Mining also leads to centralization, the very thing that cryptocurrency was meant to avoid.  This inevitable because as difficulty increases, only large corporate or government players with deep pockets can continue.

The same applies with running full nodes, large organizations will be the one running them.

Usability – Most coins are unusable because they are slow and insecure but to make it worse there’s more.  The current coins are not easily integrated in a secure way.  You shouldn’t have to run a full Litecoin, Bitcoin or Ethereum node on a huge mega server with tons of RAM and HDD just to create receiving addresses and receive payments.  This not only inefficient, it is insecure because the same computer that generates the receiving addresses is usually the one that holds the wallet/funds.
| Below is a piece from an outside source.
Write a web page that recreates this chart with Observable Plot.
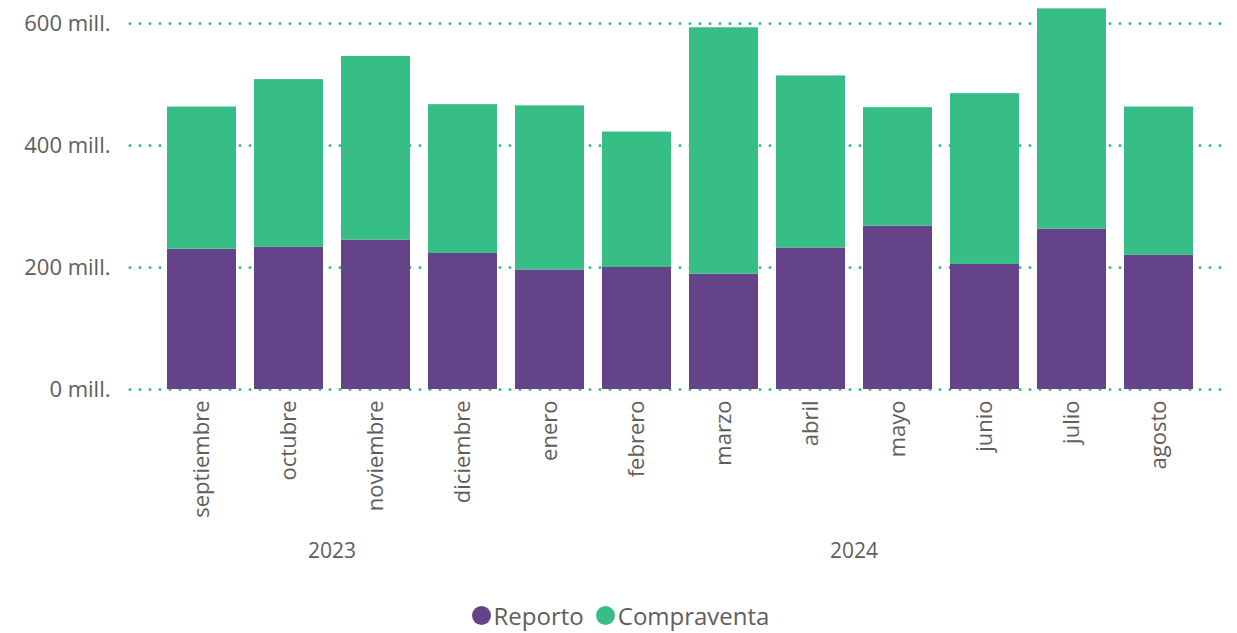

To top it off you can send to a wrong or non-existent address and lose your money forever with virtually all currencies.  Blockchain is just a big database, couldn’t some query be done to make sure the address actually exists?!  On top of that there is no feedback, send by e-mail or notifications by e-mail you always need to keep your wallet open to notice.  It would be much easier if these different functions are kept separate.  However this is a problem too because most cryptocurrencies are admittedly not secure if you don’t sync the entire chain.  And that’s another issue, syncing is a huge issue with coins like Ethereum it is extremely slow and takes a ridiculous amount of CPU cycles.  Imagine paying someone from Craigslist in person  and one of you says “hold on mate sorry I have to wait for my wallet to sync for hours or days!”.